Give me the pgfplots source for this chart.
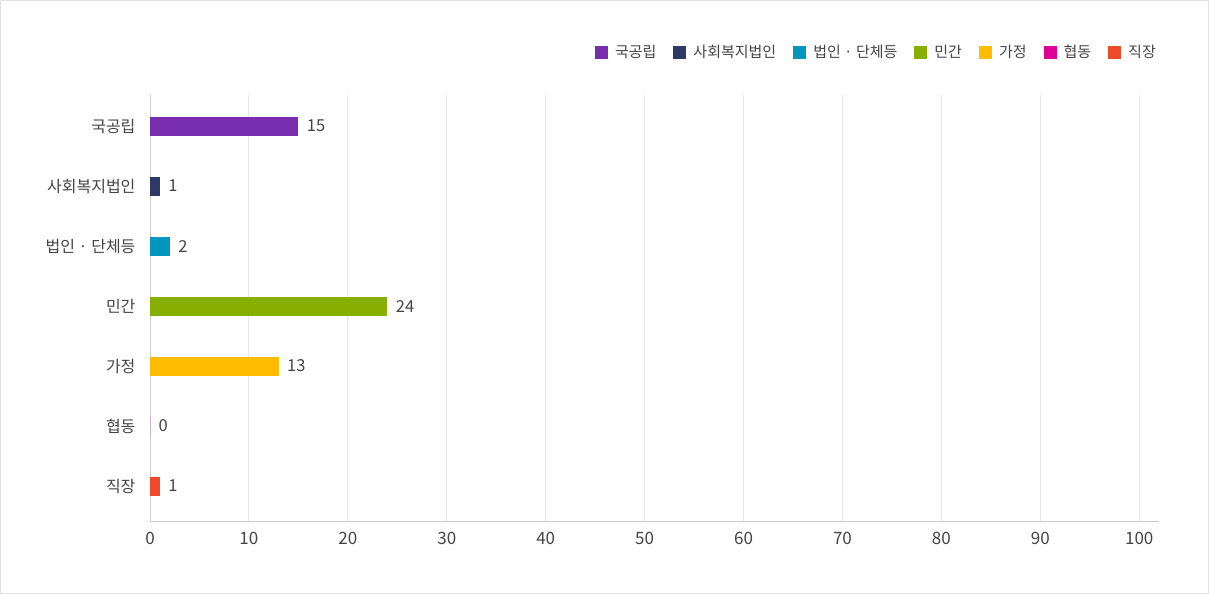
\documentclass[border=0pt]{standalone}
\usepackage{fontspec}
\setmainfont{Noto Sans CJK KR}
\usepackage{pgfplots}
\pgfplotsset{compat=1.18}
\definecolor{c1}{HTML}{772DAE}
\definecolor{c2}{HTML}{2E3A66}
\definecolor{c3}{HTML}{0096BE}
\definecolor{c4}{HTML}{86AF00}
\definecolor{c5}{HTML}{FFBB00}
\definecolor{c6}{HTML}{DC0096}
\definecolor{c7}{HTML}{EE4B2B}
\definecolor{txt}{HTML}{444444}
\definecolor{gridc}{HTML}{E6E6E6}
\definecolor{axc}{HTML}{CCCCCC}
\definecolor{frame}{HTML}{E2E2E2}
\begin{document}
\begin{tikzpicture}[x=1pt,y=1pt]
\draw[frame, line width=1pt] (0.5,0.5) rectangle (1208.5,593.5);
\begin{axis}[at={(150pt,73pt)}, anchor=south west, scale only axis,
  width=1009pt, height=426pt,
  xmin=0, xmax=102, ymin=-0.517, ymax=6.583, y dir=reverse,
  xtick={0,10,...,100}, ytick={0,...,6},
  yticklabels={국공립,사회복지법인,법인 · 단체등,민간,가정,협동,직장},
  axis x line=bottom, axis y line=left,
  axis line style={-, draw=axc, line width=1pt},
  xmajorgrids, grid style={gridc, line width=1pt},
  major tick length=0pt,
  xticklabel style={font=\fontsize{17}{20}\selectfont, text=txt, yshift=-8pt},
  yticklabel style={font=\fontsize{16}{19}\selectfont, text=txt, xshift=-11pt},
  /pgf/number format/assume math mode=true,
  xbar, bar width=19pt, bar shift=0pt,
  nodes near coords,
  nodes near coords style={anchor=west, xshift=5pt, font=\fontsize{16.5}{19}\selectfont, text=txt},
  legend columns=7,
  legend style={draw=none, fill=none, at={(1,1)}, anchor=east, yshift=43pt, xshift=2pt,
    font=\fontsize{15}{18}\selectfont, text=txt,
    /tikz/every odd column/.append style={column sep=5pt},
    /tikz/every even column/.append style={column sep=15pt}},
  legend image code/.code={\fill[#1] (0pt,-6.5pt) rectangle (13pt,6.5pt);},
]
\addplot[fill=c1, draw=none] coordinates {(15,0)};
\addplot[fill=c2, draw=none] coordinates {(1,1)};
\addplot[fill=c3, draw=none] coordinates {(2,2)};
\addplot[fill=c4, draw=none] coordinates {(24,3)};
\addplot[fill=c5, draw=none] coordinates {(13,4)};
\addplot[fill=c6, draw=none] coordinates {(0,5)};
\addplot[fill=c7, draw=none] coordinates {(1,6)};
\legend{국공립,사회복지법인,법인 · 단체등,민간,가정,협동,직장}
\end{axis}
\end{tikzpicture}
\end{document}
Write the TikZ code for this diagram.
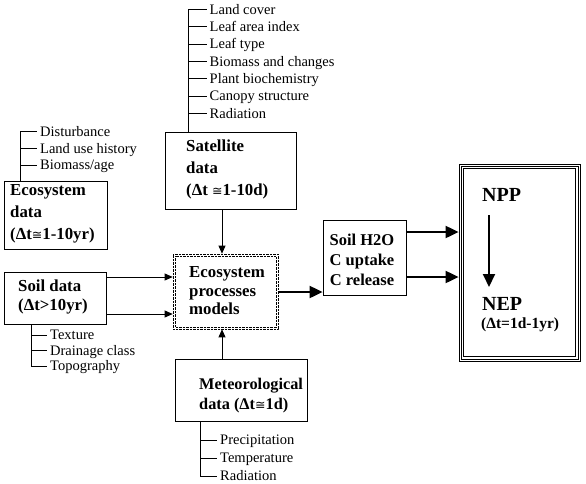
■ ■ ■ ■ ■
| PROBLEM STATEMENT |
Copy every line of the data word for word, omitting the images.

| EXPECTED ANSWER |
Give me the pgfplots source for this chart.
\documentclass[border=0pt]{standalone}
\usepackage{fontspec}
\setmainfont{Noto Sans CJK KR}
\usepackage{pgfplots}
\pgfplotsset{compat=1.18}
\definecolor{c1}{HTML}{772DAE}
\definecolor{c2}{HTML}{2E3A66}
\definecolor{c3}{HTML}{0096BE}
\definecolor{c4}{HTML}{86AF00}
\definecolor{c5}{HTML}{FFBB00}
\definecolor{c6}{HTML}{DC0096}
\definecolor{c7}{HTML}{EE4B2B}
\definecolor{txt}{HTML}{444444}
\definecolor{gridc}{HTML}{E6E6E6}
\definecolor{axc}{HTML}{CCCCCC}
\definecolor{frame}{HTML}{E2E2E2}
\begin{document}
\begin{tikzpicture}[x=1pt,y=1pt]
\draw[frame, line width=1pt] (0.5,0.5) rectangle (1208.5,593.5);
\begin{axis}[at={(150pt,73pt)}, anchor=south west, scale only axis,
  width=1009pt, height=426pt,
  xmin=0, xmax=102, ymin=-0.517, ymax=6.583, y dir=reverse,
  xtick={0,10,...,100}, ytick={0,...,6},
  yticklabels={국공립,사회복지법인,법인 · 단체등,민간,가정,협동,직장},
  axis x line=bottom, axis y line=left,
  axis line style={-, draw=axc, line width=1pt},
  xmajorgrids, grid style={gridc, line width=1pt},
  major tick length=0pt,
  xticklabel style={font=\fontsize{17}{20}\selectfont, text=txt, yshift=-8pt},
  yticklabel style={font=\fontsize{16}{19}\selectfont, text=txt, xshift=-11pt},
  /pgf/number format/assume math mode=true,
  xbar, bar width=19pt, bar shift=0pt,
  nodes near coords,
  nodes near coords style={anchor=west, xshift=5pt, font=\fontsize{16.5}{19}\selectfont, text=txt},
  legend columns=7,
  legend style={draw=none, fill=none, at={(1,1)}, anchor=east, yshift=43pt, xshift=2pt,
    font=\fontsize{15}{18}\selectfont, text=txt,
    /tikz/every odd column/.append style={column sep=5pt},
    /tikz/every even column/.append style={column sep=15pt}},
  legend image code/.code={\fill[#1] (0pt,-6.5pt) rectangle (13pt,6.5pt);},
]
\addplot[fill=c1, draw=none] coordinates {(15,0)};
\addplot[fill=c2, draw=none] coordinates {(1,1)};
\addplot[fill=c3, draw=none] coordinates {(2,2)};
\addplot[fill=c4, draw=none] coordinates {(24,3)};
\addplot[fill=c5, draw=none] coordinates {(13,4)};
\addplot[fill=c6, draw=none] coordinates {(0,5)};
\addplot[fill=c7, draw=none] coordinates {(1,6)};
\legend{국공립,사회복지법인,법인 · 단체등,민간,가정,협동,직장}
\end{axis}
\end{tikzpicture}
\end{document}
Write the TikZ code for this diagram.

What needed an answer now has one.